According to organizers, nearly 120 new notes were released around the world in 2016, and more than half were eligible for nomination.
“While the Swiss 50 Franc hybrid note was the narrow winner, runners-up in very tight voting were the Maldive Islands 1000 Rufiyaa tortoise/whale shark, Argentina’s 500 Peso jaguar, and the Royal Bank of Scotland’s 5 Pound first polymer note.”
The Switzerland 50-franc note is the first new design the Swiss National Bank has released in 20 years. Printed by Orell Fussli Security Printing, this note from the new ninth series features wind and national experiences. Incorporating the latest technological security standards, future notes will depict time, light, water, matter and language.

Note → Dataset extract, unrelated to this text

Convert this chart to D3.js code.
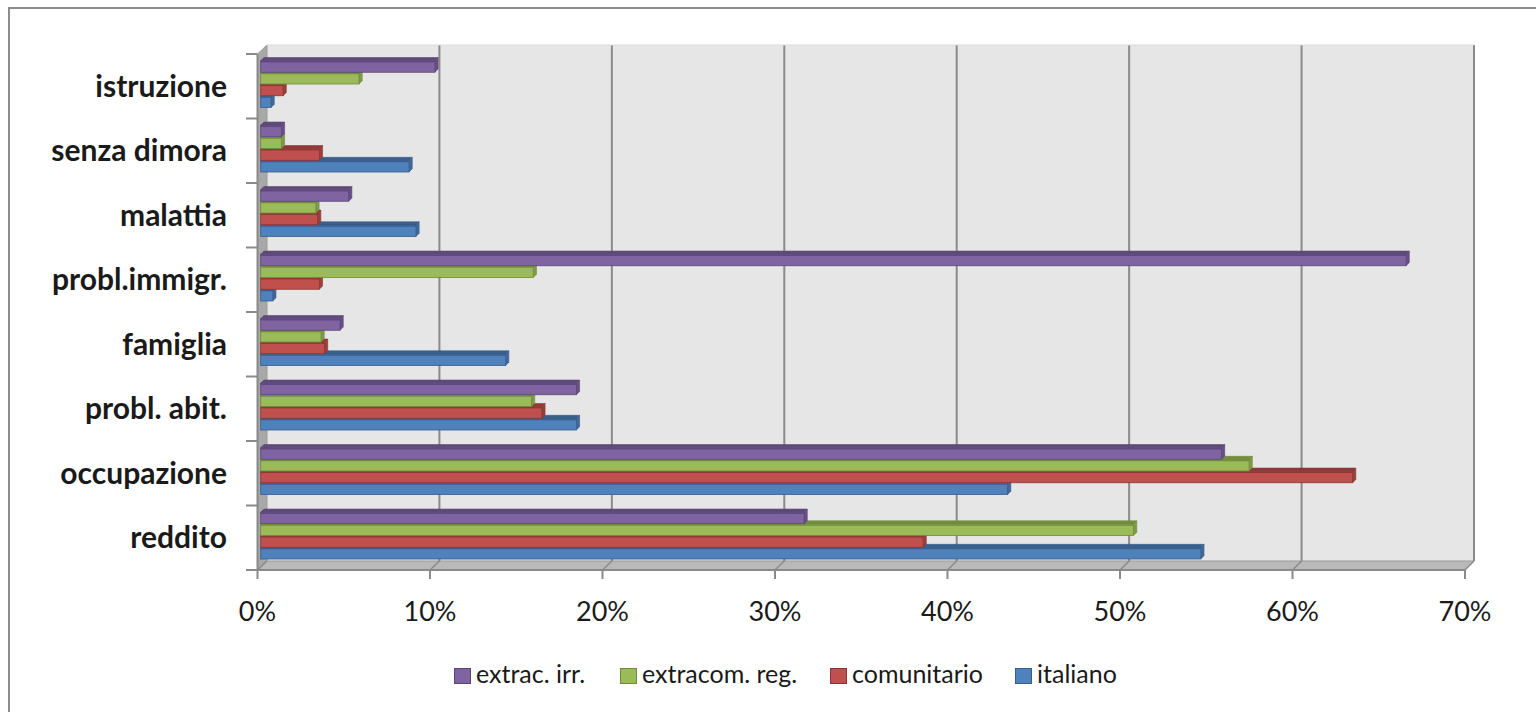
<!DOCTYPE html>
<html>
<head>
<meta charset="utf-8">
<script src="https://cdn.jsdelivr.net/npm/d3@7"></script>
<style>
  html, body { margin: 0; padding: 0; background: #ffffff; }
  svg { display: block; }
</style>
</head>
<body>
<svg id="chart" width="1536" height="712"></svg>
<script>
// ---- data (bottom to top) ----
const categories = ["reddito", "occupazione", "probl. abit.", "famiglia", "probl.immigr.", "malattia", "senza dimora", "istruzione"];
const seriesNames = ["extrac. irr.", "extracom. reg.", "comunitario", "italiano"];
const extracIrr   = [31.5, 55.7, 18.3, 4.6, 66.4, 5.1, 1.2, 10.1];
const extracomReg = [50.6, 57.3, 15.7, 3.5, 15.8, 3.2, 1.2, 5.7];
const comunitario = [38.4, 63.3, 16.3, 3.7, 3.4, 3.3, 3.4, 1.3];
const italiano    = [54.5, 43.3, 18.3, 14.2, 0.7, 9.0, 8.6, 0.6];
const tickValues  = [0, 10, 20, 30, 40, 50, 60, 70];
const tickLabels  = ["0%", "10%", "20%", "30%", "40%", "50%", "60%", "70%"];

const seriesValues = [extracIrr, extracomReg, comunitario, italiano];
const seriesColors = [
  { front: "#8064A2", top: "#5E4A7C", side: "#674F88", stroke: "#5A4575" },
  { front: "#9BBB59", top: "#738D3E", side: "#7E9B45", stroke: "#6F8A3B" },
  { front: "#C0504D", top: "#8F3A38", side: "#9C3F3C", stroke: "#8A3533" },
  { front: "#4F81BD", top: "#3A5F8C", side: "#41699A", stroke: "#385C88" }
];

const svg = d3.select("#chart");
const font = "Lato, 'Open Sans', sans-serif";

// outer frame
svg.append("rect")
  .attr("x", 9).attr("y", 8).attr("width", 1560).attr("height", 740)
  .attr("fill", "#ffffff").attr("stroke", "#8c8c8c").attr("stroke-width", 2);

// ---- scales ----
const xMax = 70;
const xFront = d3.scaleLinear().domain([0, xMax]).range([257.5, 1465]);
const xBack  = d3.scaleLinear().domain([0, xMax]).range([267, 1474]);
const xBar   = d3.scaleLinear().domain([0, xMax]).range([260.7, 1468.2]);
const depthX = 9.5, depthY = 9;
const yTop = 54, yBottom = 570;
const yBand = d3.scaleBand().domain(categories.slice().reverse()).range([yTop, yBottom]);
const ySub = d3.scaleBand().domain(seriesNames).range([6.5, 53.5]);

// ---- walls ----
const wall = svg.append("g");
wall.append("rect")
  .attr("x", xBack(0)).attr("y", yTop - depthY)
  .attr("width", xBack(xMax) - xBack(0)).attr("height", yBottom - yTop)
  .attr("fill", "#e6e6e6");
wall.append("path")
  .attr("d", `M${xFront(0)},${yTop} L${xBack(0)},${yTop - depthY} L${xBack(0)},${yBottom - depthY} L${xFront(0)},${yBottom} Z`)
  .attr("fill", "#a8a8a8").attr("stroke", "#9a9a9a").attr("stroke-width", 1);
wall.append("path")
  .attr("d", `M${xFront(0)},${yBottom} L${xBack(0)},${yBottom - depthY} L${xBack(xMax)},${yBottom - depthY} L${xFront(xMax)},${yBottom} Z`)
  .attr("fill", "#b9b9b9").attr("stroke", "#9a9a9a").attr("stroke-width", 1);

wall.selectAll("line.grid")
  .data(tickValues.filter(t => t > 0))
  .join("line")
  .attr("class", "grid")
  .attr("x1", d => xBack(d)).attr("x2", d => xBack(d))
  .attr("y1", yTop - depthY).attr("y2", yBottom - depthY)
  .attr("stroke", "#8a8a8a").attr("stroke-width", 2);
wall.selectAll("line.fdiag")
  .data(tickValues)
  .join("line")
  .attr("class", "fdiag")
  .attr("x1", d => xBack(d)).attr("x2", d => xFront(d))
  .attr("y1", yBottom - depthY).attr("y2", yBottom)
  .attr("stroke", "#8a8a8a").attr("stroke-width", 1.5);
wall.append("line")
  .attr("x1", xBack(0)).attr("x2", xBack(xMax))
  .attr("y1", yTop - depthY).attr("y2", yTop - depthY)
  .attr("stroke", "#dcdcdc").attr("stroke-width", 1);

// ---- bars (3D) ----
const barsG = svg.append("g");
const dx = 3.2, dy = 3.2, faceH = 11.5;
for (let s = seriesNames.length - 1; s >= 0; s--) {
  const name = seriesNames[s];
  const col = seriesColors[s];
  const data = categories.map((c, i) => ({ cat: c, v: seriesValues[s][i] }));
  const g = barsG.append("g");
  const yy = d => yBand(d.cat) + ySub(name) + (ySub.bandwidth() - faceH);
  g.selectAll("path.top").data(data).join("path")
    .attr("d", d => {
      const x0 = xBar(0), x1 = xBar(d.v), y = yy(d);
      return `M${x0},${y} L${x0 + dx},${y - dy} L${x1 + dx},${y - dy} L${x1},${y} Z`;
    })
    .attr("fill", col.top).attr("stroke", col.stroke).attr("stroke-width", 0.6);
  g.selectAll("path.side").data(data).join("path")
    .attr("d", d => {
      const x1 = xBar(d.v), y = yy(d);
      return `M${x1},${y} L${x1 + dx},${y - dy} L${x1 + dx},${y + faceH - dy} L${x1},${y + faceH} Z`;
    })
    .attr("fill", col.side).attr("stroke", col.stroke).attr("stroke-width", 0.6);
  g.selectAll("rect.front").data(data).join("rect")
    .attr("x", xBar(0)).attr("y", d => yy(d))
    .attr("width", d => xBar(d.v) - xBar(0)).attr("height", faceH)
    .attr("fill", col.front).attr("stroke", col.stroke).attr("stroke-width", 0.8);
  // darker top edge on the front face
  g.selectAll("line.edge").data(data).join("line")
    .attr("x1", xBar(0)).attr("x2", d => xBar(d.v))
    .attr("y1", d => yy(d) + 1).attr("y2", d => yy(d) + 1)
    .attr("stroke", col.top).attr("stroke-width", 1.6);
}

// ---- axes ----
const axG = svg.append("g");
axG.append("line")
  .attr("x1", xFront(0)).attr("x2", xFront(xMax))
  .attr("y1", yBottom).attr("y2", yBottom)
  .attr("stroke", "#8a8a8a").attr("stroke-width", 2);
axG.selectAll("line.xt").data(tickValues).join("line")
  .attr("x1", d => xFront(d)).attr("x2", d => xFront(d))
  .attr("y1", yBottom).attr("y2", yBottom + 9)
  .attr("stroke", "#8a8a8a").attr("stroke-width", 2);
axG.selectAll("text.xl").data(tickValues).join("text")
  .attr("x", d => xFront(d)).attr("y", 621)
  .attr("text-anchor", "middle")
  .attr("font-family", font).attr("font-size", 27).attr("fill", "#1a1a1a")
  .text((d, i) => tickLabels[i]);

axG.append("line")
  .attr("x1", xFront(0)).attr("x2", xFront(0))
  .attr("y1", yTop).attr("y2", yBottom)
  .attr("stroke", "#8a8a8a").attr("stroke-width", 2);
const yEdges = yBand.domain().map(c => yBand(c)).concat([yBottom]);
axG.selectAll("line.yt").data(yEdges).join("line")
  .attr("x1", 246).attr("x2", xFront(0))
  .attr("y1", d => d).attr("y2", d => d)
  .attr("stroke", "#8a8a8a").attr("stroke-width", 2);
axG.selectAll("text.yl").data(categories).join("text")
  .attr("x", 227).attr("y", d => yBand(d) + yBand.bandwidth() / 2 + 10.5)
  .attr("text-anchor", "end")
  .attr("font-family", font).attr("font-size", 30).attr("font-weight", "bold").attr("fill", "#1a1a1a")
  .text(d => d);

// ---- legend ----
const legendX = [454, 620, 830, 1015];
const leg = svg.append("g");
seriesNames.forEach((name, i) => {
  const g = leg.append("g").attr("transform", `translate(${legendX[i]},668)`);
  g.append("rect").attr("x", 0.5).attr("y", 0.5).attr("width", 16).attr("height", 15)
    .attr("fill", seriesColors[i].front).attr("stroke", seriesColors[i].stroke).attr("stroke-width", 1);
  g.append("text").attr("x", 22).attr("y", 15)
    .attr("font-family", font).attr("font-size", 25).attr("fill", "#1a1a1a")
    .text(name);
});
</script>
</body>
</html>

Using a three-layer substrate known as “Durasafe,” the bright green vertical banknote depicts dandelion seeds, a paraglider aloft in the mountains and a strikingly playful human hand. This is the first hybrid note to win the coveted IBNS banknote award.
Currently the Swiss franc is at par with the U.S. dollar and near par with the euro. One franc is worth about $1.37 Cdn.

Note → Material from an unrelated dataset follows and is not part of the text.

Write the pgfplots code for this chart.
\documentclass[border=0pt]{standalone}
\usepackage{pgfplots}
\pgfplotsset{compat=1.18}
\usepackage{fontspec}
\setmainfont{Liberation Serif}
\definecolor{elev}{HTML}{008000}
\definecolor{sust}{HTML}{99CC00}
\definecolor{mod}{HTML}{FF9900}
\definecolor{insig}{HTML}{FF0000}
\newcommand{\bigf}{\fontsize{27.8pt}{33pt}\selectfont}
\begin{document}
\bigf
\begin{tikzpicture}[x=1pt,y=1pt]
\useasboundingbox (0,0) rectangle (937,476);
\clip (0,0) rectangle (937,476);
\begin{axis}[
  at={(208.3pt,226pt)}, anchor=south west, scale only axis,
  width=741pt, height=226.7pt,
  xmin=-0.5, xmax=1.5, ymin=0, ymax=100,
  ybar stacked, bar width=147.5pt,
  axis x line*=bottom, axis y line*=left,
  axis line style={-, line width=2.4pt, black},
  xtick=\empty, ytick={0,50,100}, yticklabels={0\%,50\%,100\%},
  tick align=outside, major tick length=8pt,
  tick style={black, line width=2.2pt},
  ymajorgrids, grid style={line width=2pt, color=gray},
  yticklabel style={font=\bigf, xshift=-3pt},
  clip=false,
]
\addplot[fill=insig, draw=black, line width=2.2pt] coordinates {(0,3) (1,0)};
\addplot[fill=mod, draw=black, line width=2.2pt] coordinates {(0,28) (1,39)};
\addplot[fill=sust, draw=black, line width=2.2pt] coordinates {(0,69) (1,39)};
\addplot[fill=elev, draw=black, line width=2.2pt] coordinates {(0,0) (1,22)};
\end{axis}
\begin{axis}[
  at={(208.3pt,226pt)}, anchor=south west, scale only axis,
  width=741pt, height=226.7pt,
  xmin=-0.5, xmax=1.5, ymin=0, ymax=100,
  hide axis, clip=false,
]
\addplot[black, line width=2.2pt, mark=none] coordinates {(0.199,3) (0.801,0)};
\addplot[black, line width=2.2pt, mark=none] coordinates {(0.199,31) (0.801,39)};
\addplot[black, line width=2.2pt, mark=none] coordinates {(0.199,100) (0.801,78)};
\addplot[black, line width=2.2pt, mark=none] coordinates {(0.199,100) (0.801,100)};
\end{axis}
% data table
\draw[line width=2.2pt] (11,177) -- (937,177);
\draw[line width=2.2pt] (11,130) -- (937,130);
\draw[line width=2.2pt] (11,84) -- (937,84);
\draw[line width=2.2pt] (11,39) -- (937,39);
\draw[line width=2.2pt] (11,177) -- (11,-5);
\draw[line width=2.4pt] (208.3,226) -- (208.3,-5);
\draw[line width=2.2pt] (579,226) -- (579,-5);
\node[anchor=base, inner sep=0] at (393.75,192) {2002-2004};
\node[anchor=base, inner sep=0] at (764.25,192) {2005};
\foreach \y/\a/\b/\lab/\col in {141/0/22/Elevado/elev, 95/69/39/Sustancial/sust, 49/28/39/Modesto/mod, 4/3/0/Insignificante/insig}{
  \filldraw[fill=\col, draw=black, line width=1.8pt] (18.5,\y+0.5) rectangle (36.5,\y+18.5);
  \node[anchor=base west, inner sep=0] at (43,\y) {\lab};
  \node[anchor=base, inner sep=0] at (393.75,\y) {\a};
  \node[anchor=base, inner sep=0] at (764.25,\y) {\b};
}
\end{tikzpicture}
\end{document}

Now in its 56th year, the IBNS has more than 2.000 members worldwide. As a non-profit educational organization its objectives are to promote, stimulate and advance the study, collection and dissemination of information related to paper money. From all significant newly designed and widely circulated banknotes released in 2016, the IBNS membership nominated notes from a near record 19 countries to place on the ballot.
Nominees represented four continents (Europe, Australia, South America and Asia), two Middle Eastern countries and four island nations. Past Bank Note of the Year winners include New Zealand (2015), Trinidad & Tobago (2014), Kazakhstan (2013, 2012, 2011), Uganda (2010), Bermuda (2009), Samoa (2008), Scotland (2007), Comoros (2006), Faeroe Islands (2005) and Canada (2004).
For more information, visit theibns.org.
CANADIAN VICTORY IN ’04
Canada won the 2004 Bank Note of the Year Award for its $20 note of the Journey series, which followed the Birds of Canada series.
The first Journey note to enter circulation was the $10 bill in January 2001; the final note of the series was issued in November 2004.
The Journey series’ $20 banknote depicts a portrait of Queen Elizabeth II on the obverse and artwork by Bill Reid on the reverse. Reid’s artwork is inspired by the Haida culture of the northwest coast of Canada.
“The portrait used on the award-winning design of the 20-dollar note is probably the finest portrait of the mature monarch to appear on any banknote, and the quality of the portrait is one of the reasons the note was well regarded by the judges,” reads the IBNS website. “Significantly, the 20-dollar note also carries the most modern security features, with an advanced holographic stripe, a high quality watermark, a colour-shifting security thread, and highly-developed fluorescent features, amongst other lesser features.”